Wednesday, August 15, 2012

There's Always Another Frontier

I didn't much like the first episode of Star Trek: The Next Generation when I was a kid--I remember no-one I knew did. All the Trekkies I knew made fun of it. But, it'd been more than a decade since I last watched it, so I watched the new Blu-Ray last night. It still pretty much sucks, at least compared to later episodes. Patrick Stewart's not bad out of the box, though he's obviously still finding the character, not quite sure whether to be elegant or crabby as he's given several awkward moments to show he doesn't know how to handle himself around children. Later episodes are much better--making him just awkward instead of yelling at Wesley Crusher to leave the bridge like a little boy yelling at any girl trying to get into his tree house.

It sure looks nice on Blu-Ray. I hear they enhanced some effects, I'm not quite sure where--my memory's not up to the comparison, but the space shots are beautiful, especially since this is my favourite Enterprise design.

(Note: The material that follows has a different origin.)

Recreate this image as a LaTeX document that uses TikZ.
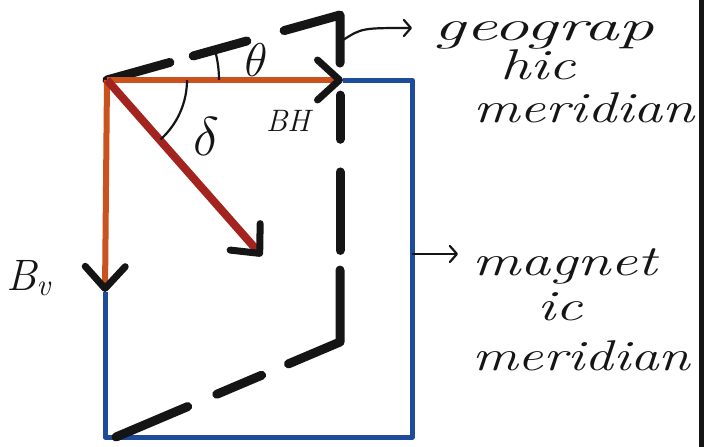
\documentclass[tikz,border=0pt]{standalone}
\usetikzlibrary{arrows.meta,calc}
\definecolor{bhred}{HTML}{C9521F}
\definecolor{diagred}{HTML}{A3241F}
\definecolor{mblue}{HTML}{1F4C9A}
\definecolor{ink}{HTML}{151515}
\newcommand{\handw}[2][1.3]{\scalebox{#1}[1]{#2}}
\begin{document}
\begin{tikzpicture}[x=1pt,y=-1pt,
  hw/.style={font=\fontsize{43}{45}\selectfont\itshape, anchor=base west, inner sep=0pt, text=ink},
  lbl/.style={font=\fontsize{34}{36}\selectfont\itshape, inner sep=0pt, text=ink},
  geo/.style={draw=ink, line width=9pt, line cap=round, line join=round},
  vec/.style={line width=6pt, -{Straight Barb[length=22pt,width=40pt,line width=7pt,color=ink,round]}},
  pointer/.style={draw=ink, line width=2.2pt, -{Straight Barb[length=7pt,width=16pt,line width=2.2pt,round]}},
  anglemark/.style={draw=ink, line width=2.2pt}
]
\useasboundingbox (0,0) rectangle (704,447);
\fill[white] (0,0) rectangle (704,447);
\fill[ink] (699,0) rectangle (704,447);

% key points
\coordinate (O) at (107,80);
\coordinate (H) at (343,80);
\coordinate (V) at (105,292);
\coordinate (D) at (262,256);
\coordinate (G1) at (340,15);
\coordinate (G2) at (340,342);
\coordinate (G3) at (116,437);
\coordinate (TR) at (412,80);
\coordinate (BR) at (412,437);
\coordinate (BL) at (105,437);

% magnetic meridian (blue)
\draw[mblue, line width=5pt, line join=round] (H) -- (TR) -- (BR) -- (BL) -- (V);

% geographic meridian (dashed black)
\draw[geo] (O) -- ($(O)!0.27!(G1)$);
\draw[geo] ($(O)!0.37!(G1)$) -- ($(O)!0.60!(G1)$);
\draw[geo] ($(O)!0.76!(G1)$) -- (G1) -- ($(G1)!0.147!(G2)$);
\draw[geo] ($(G1)!0.245!(G2)$) -- ($(G1)!0.38!(G2)$);
\draw[geo] ($(G1)!0.48!(G2)$) -- ($(G1)!0.72!(G2)$);
\draw[geo] ($(G1)!0.78!(G2)$) -- (G2) -- ($(G2)!0.23!(G3)$);
\draw[geo] ($(G2)!0.35!(G3)$) -- ($(G2)!0.55!(G3)$);
\draw[geo] ($(G2)!0.68!(G3)$) -- (G3);

% vectors
\draw[vec, bhred] (O) -- (H);
\draw[vec, bhred] (O) -- (V);
\draw[vec, diagred, line width=8pt] (O) -- (D);

% angle marks
\draw[anglemark] ($(O)+(80,0)$) arc[start angle=0, end angle=48, radius=80];
\draw[anglemark] ($(O)+(112,0)$) arc[start angle=0, end angle=-15, radius=112];

% labels
\node[lbl] (theta) at (256,60) {\scalebox{1.9}{$\theta$}};
\node[lbl] (delta) at (206,136) {\scalebox{2.2}{$\delta$}};
\node[lbl, font=\fontsize{31}{33}\selectfont\itshape] (bh) at (288,121) {BH};
\node[lbl, anchor=base west, font=\fontsize{44}{46}\selectfont\itshape] (bv) at (6,290) {B\textsubscript{v}};

% geographic meridian label
\coordinate (gp0) at (343,40);
\coordinate (gp1) at (412,28);
\draw[pointer] (gp0) .. controls (362,28) .. (gp1);
\node[hw] (geo1) at (433,40) {\handw[1.65]{geograp}};
\node[hw] (geo2) at (500,79) {\handw[1.4]{hic}};
\node[hw] (geo3) at (473,122) {\handw[1.35]{meridian}};

% magnetic meridian label
\coordinate (mp0) at (412,254);
\coordinate (mp1) at (458,254);
\draw[pointer] (mp0) -- (mp1);
\node[hw] (mag1) at (472,275) {\handw[1.4]{magnet}};
\node[hw] (mag2) at (537,320) {\handw[1.4]{ic}};
\node[hw] (mag3) at (472,370) {\handw[1.33]{meridian}};
\end{tikzpicture}
\end{document}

Though it also reveals some less than flattering tiny details, like all the guys in the background wearing dresses.

Not that these things are any more flattering on the women. But it's kind of remarkable for a series that so reluctantly even acknowledged the existence of homosexuality to suggest cross dressing was status quo in Starfleet. It's kind of a puzzle.

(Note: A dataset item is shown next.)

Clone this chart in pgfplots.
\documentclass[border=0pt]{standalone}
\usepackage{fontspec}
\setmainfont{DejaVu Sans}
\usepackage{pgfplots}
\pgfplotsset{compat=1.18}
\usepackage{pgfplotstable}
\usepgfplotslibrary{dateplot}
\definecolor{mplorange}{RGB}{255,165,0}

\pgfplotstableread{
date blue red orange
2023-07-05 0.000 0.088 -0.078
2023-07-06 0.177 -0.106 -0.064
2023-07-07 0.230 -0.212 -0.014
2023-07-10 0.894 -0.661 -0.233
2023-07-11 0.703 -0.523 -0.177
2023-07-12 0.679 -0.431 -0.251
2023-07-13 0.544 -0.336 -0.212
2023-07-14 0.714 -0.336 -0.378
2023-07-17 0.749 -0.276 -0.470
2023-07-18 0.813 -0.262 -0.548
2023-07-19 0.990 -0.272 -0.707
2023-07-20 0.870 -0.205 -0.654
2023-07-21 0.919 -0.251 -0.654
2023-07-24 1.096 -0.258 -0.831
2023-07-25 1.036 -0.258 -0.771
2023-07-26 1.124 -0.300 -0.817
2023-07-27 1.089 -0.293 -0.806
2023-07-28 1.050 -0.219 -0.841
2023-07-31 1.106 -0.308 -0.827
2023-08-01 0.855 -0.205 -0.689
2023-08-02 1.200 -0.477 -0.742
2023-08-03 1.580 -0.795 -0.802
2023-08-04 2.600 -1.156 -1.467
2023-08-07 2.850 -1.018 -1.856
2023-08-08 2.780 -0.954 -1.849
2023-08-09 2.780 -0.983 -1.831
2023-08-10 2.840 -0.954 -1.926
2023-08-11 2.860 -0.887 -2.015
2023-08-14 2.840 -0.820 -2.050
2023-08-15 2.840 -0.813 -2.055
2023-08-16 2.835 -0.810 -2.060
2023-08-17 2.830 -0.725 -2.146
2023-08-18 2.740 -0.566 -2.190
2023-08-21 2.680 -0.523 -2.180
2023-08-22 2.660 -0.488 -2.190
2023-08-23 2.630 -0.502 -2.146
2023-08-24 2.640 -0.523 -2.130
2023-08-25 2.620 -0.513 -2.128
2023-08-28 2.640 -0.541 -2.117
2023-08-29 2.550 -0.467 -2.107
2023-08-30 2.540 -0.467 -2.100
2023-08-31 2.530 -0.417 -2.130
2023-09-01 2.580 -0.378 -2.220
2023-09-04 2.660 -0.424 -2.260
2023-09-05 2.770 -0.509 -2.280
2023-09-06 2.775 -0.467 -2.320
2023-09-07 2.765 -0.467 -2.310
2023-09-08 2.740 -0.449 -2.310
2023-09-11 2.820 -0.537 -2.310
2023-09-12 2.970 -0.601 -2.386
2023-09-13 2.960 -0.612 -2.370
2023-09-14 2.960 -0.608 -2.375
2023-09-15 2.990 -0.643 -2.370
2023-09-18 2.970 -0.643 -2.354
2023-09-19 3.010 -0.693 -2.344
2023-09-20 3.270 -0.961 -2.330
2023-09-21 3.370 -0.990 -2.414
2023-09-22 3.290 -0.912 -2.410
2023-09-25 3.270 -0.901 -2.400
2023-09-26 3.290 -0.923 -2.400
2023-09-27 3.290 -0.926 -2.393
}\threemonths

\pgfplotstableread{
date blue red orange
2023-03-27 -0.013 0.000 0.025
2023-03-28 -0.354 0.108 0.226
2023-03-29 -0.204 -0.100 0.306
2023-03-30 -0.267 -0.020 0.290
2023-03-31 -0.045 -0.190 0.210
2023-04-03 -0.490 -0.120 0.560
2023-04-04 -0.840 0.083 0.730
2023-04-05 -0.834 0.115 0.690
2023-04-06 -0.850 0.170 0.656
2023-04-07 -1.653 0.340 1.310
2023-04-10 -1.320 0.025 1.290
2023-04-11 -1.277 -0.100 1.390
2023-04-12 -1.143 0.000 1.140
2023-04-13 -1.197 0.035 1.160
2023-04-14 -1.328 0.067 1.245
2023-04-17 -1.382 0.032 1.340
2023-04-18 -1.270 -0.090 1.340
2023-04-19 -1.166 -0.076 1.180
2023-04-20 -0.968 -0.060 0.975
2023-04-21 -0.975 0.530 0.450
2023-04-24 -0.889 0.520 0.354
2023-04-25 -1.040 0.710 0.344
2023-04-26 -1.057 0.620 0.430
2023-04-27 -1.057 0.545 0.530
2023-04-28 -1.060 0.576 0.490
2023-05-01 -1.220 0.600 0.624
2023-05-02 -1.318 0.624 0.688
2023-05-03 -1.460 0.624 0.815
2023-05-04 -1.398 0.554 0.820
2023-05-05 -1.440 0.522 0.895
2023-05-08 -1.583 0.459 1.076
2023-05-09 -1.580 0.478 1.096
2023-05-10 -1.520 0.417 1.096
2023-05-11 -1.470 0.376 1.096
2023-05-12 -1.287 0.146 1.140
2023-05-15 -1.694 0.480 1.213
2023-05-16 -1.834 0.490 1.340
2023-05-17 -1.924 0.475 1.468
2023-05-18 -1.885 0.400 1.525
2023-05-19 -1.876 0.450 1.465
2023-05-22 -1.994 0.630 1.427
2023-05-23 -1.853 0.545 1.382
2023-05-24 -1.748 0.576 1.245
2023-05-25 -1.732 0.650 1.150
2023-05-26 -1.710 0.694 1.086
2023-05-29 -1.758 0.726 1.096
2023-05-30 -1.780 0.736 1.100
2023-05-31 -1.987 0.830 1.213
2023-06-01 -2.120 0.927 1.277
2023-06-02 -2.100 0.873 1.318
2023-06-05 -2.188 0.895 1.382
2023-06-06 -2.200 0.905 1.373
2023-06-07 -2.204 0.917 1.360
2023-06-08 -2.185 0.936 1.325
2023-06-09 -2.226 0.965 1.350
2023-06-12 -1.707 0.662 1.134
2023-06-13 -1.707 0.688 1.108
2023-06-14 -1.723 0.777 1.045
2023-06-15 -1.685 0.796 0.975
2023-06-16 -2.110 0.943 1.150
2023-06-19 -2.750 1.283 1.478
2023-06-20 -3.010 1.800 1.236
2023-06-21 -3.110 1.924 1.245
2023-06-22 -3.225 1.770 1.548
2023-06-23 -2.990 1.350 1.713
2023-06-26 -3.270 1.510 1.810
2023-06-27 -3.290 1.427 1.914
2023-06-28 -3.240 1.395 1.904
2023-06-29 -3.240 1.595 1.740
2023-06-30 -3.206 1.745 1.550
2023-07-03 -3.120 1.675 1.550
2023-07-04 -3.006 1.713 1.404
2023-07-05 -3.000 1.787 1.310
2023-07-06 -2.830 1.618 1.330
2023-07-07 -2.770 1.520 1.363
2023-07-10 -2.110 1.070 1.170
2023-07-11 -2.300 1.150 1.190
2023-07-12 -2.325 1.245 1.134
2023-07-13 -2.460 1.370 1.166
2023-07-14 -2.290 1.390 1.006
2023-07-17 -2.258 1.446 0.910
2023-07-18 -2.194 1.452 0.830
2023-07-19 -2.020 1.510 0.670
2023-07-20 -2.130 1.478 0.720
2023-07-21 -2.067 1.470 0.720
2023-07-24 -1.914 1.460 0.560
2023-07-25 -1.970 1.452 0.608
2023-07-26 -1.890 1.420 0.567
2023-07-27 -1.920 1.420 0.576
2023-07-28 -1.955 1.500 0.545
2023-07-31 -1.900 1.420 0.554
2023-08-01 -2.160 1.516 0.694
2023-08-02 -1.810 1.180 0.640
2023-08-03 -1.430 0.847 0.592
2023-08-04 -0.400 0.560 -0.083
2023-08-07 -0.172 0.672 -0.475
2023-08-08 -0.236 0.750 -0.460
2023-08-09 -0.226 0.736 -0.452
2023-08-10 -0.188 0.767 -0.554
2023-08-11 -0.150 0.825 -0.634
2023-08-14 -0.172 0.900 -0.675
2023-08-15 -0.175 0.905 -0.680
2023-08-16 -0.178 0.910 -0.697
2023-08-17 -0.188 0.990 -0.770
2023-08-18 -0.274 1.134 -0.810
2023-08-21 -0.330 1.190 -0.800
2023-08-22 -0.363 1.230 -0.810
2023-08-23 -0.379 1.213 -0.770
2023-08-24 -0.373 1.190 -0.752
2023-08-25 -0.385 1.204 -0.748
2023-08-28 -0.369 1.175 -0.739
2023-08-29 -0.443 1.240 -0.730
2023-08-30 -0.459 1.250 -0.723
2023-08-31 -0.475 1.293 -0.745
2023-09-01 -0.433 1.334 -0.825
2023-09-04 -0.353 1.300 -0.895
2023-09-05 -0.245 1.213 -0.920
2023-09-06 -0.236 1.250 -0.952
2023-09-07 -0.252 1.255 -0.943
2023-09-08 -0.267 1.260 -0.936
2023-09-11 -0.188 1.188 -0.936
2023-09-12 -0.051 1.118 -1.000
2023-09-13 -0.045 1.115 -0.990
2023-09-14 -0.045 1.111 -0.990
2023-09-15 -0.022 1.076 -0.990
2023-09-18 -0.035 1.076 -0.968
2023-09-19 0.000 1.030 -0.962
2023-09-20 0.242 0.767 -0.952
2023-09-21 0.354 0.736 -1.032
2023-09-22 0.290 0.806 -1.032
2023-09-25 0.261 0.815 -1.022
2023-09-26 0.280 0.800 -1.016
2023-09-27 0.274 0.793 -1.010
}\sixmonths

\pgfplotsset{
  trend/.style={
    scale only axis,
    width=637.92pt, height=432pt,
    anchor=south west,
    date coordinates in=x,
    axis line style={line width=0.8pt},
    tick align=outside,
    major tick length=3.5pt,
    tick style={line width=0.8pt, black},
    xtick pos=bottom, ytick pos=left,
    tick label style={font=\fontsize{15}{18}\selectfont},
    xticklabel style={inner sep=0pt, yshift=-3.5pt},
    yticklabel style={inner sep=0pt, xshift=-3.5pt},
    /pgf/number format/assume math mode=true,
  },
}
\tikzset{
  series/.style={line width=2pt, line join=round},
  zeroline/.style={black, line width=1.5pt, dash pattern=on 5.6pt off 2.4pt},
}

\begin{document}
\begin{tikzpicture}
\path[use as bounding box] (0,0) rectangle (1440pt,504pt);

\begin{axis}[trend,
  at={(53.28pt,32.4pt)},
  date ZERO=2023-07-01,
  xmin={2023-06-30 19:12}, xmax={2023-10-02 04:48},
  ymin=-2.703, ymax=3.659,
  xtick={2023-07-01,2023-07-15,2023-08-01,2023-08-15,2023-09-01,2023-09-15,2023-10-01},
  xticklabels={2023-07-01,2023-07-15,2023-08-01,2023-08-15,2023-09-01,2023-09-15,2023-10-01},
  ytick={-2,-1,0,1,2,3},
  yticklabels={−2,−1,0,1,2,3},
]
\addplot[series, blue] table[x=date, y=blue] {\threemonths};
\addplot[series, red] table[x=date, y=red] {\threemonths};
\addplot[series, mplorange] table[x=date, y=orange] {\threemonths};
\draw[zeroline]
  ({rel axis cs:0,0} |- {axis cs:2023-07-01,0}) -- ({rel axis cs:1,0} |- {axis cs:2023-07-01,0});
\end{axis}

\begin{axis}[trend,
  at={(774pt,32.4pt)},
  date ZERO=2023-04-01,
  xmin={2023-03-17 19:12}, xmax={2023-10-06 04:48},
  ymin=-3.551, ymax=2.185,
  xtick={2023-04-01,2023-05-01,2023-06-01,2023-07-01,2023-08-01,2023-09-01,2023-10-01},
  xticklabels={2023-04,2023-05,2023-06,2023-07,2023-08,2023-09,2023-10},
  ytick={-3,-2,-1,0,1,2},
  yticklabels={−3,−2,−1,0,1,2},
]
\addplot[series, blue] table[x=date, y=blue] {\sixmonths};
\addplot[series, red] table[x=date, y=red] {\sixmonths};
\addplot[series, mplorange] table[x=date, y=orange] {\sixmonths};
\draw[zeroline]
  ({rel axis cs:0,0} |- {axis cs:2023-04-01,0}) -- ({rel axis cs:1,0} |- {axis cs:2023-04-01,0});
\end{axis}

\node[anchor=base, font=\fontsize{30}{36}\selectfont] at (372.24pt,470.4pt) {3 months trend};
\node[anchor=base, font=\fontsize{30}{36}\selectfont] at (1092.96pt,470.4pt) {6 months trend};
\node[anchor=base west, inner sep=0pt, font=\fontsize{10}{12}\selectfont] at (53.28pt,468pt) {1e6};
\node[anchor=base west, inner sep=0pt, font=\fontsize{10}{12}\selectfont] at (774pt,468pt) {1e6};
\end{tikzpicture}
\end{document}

Also, I was able to get a clear look at Tasha Yar's stunt double, whose wig makes him look like Rod Blagojevich;

Am I the only one who thought of "White Christmas" when Q used his freeze ray on Denise Crosby?

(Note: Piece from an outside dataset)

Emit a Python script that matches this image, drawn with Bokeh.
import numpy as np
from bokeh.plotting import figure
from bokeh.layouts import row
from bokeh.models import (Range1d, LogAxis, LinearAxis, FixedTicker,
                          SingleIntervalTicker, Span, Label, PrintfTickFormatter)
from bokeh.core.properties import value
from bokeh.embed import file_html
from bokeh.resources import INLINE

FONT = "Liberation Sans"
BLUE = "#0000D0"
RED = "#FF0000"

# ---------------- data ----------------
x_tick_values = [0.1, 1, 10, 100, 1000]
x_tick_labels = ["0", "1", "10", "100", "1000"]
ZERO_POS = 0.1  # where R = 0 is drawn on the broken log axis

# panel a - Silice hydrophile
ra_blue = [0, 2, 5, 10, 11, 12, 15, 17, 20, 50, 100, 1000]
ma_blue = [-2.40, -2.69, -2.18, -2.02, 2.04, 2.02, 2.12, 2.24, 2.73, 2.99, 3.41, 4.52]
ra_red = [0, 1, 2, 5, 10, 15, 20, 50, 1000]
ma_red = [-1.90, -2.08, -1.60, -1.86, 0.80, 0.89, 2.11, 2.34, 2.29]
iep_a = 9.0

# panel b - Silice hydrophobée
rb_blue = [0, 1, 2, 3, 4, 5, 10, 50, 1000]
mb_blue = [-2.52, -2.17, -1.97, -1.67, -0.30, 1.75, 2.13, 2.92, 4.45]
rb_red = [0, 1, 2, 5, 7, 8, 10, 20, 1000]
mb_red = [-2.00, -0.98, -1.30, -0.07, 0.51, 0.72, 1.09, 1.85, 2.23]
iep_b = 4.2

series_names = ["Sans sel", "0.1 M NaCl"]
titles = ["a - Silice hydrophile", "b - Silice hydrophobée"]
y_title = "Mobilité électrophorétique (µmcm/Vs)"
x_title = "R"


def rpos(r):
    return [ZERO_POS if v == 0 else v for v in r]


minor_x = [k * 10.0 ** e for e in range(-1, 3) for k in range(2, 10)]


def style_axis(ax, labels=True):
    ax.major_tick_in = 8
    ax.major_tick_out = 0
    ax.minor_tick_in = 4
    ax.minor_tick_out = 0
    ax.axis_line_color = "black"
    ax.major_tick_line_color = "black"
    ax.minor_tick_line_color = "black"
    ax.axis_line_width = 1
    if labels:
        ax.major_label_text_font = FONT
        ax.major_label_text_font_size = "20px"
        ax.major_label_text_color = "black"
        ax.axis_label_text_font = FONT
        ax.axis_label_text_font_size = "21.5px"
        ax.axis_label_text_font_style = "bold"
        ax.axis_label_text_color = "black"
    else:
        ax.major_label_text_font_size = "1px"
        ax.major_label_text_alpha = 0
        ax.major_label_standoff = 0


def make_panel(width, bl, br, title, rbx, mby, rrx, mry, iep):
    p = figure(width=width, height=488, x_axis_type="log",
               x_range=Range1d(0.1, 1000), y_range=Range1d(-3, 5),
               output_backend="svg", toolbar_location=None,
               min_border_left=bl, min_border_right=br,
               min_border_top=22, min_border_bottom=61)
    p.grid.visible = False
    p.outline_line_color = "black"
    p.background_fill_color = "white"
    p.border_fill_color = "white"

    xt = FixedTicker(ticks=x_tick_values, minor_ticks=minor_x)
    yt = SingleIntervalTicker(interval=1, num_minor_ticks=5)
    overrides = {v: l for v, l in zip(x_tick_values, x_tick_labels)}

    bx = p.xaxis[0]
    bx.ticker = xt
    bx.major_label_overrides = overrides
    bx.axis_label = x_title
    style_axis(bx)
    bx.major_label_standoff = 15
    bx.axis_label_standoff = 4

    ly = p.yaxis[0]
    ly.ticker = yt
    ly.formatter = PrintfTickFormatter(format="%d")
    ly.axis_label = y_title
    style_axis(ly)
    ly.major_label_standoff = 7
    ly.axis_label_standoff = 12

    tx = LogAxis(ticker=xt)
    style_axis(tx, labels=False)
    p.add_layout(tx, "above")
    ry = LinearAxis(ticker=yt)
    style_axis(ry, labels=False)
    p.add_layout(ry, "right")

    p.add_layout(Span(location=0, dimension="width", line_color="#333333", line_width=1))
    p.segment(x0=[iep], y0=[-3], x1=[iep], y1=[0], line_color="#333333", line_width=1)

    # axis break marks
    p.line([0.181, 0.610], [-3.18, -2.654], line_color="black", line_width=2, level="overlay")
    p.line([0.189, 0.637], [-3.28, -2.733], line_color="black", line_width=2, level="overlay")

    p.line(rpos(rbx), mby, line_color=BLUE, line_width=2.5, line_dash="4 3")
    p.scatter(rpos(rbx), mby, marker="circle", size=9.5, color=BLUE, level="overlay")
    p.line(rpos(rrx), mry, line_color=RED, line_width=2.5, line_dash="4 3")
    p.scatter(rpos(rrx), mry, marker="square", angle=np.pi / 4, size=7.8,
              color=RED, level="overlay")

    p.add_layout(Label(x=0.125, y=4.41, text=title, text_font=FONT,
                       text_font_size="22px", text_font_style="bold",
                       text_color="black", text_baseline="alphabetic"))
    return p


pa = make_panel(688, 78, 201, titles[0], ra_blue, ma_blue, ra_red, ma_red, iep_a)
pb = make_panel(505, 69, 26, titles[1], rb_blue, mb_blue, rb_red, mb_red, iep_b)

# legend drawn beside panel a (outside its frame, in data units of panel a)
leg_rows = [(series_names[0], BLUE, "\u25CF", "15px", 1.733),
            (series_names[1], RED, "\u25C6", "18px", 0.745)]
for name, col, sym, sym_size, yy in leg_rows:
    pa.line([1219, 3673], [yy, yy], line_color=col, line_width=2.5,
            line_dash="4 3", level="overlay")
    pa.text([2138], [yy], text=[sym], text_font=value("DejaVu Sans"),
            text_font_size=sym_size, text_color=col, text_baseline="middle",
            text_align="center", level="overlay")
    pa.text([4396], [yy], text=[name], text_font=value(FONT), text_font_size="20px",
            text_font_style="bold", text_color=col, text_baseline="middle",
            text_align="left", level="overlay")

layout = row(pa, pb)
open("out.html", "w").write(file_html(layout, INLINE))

The plot isn't exactly bad, about Picard and the crew trying to prove to Q humans aren't savages by rescuing a giant jelly fish. Q's not as unbearably corny as he is in later episodes yet. Though what this action demonstrated to Q that he couldn't get by looking in Starfleet records anyway I don't know, though I guess the idea was he was only using it as a pretext to play with them all along.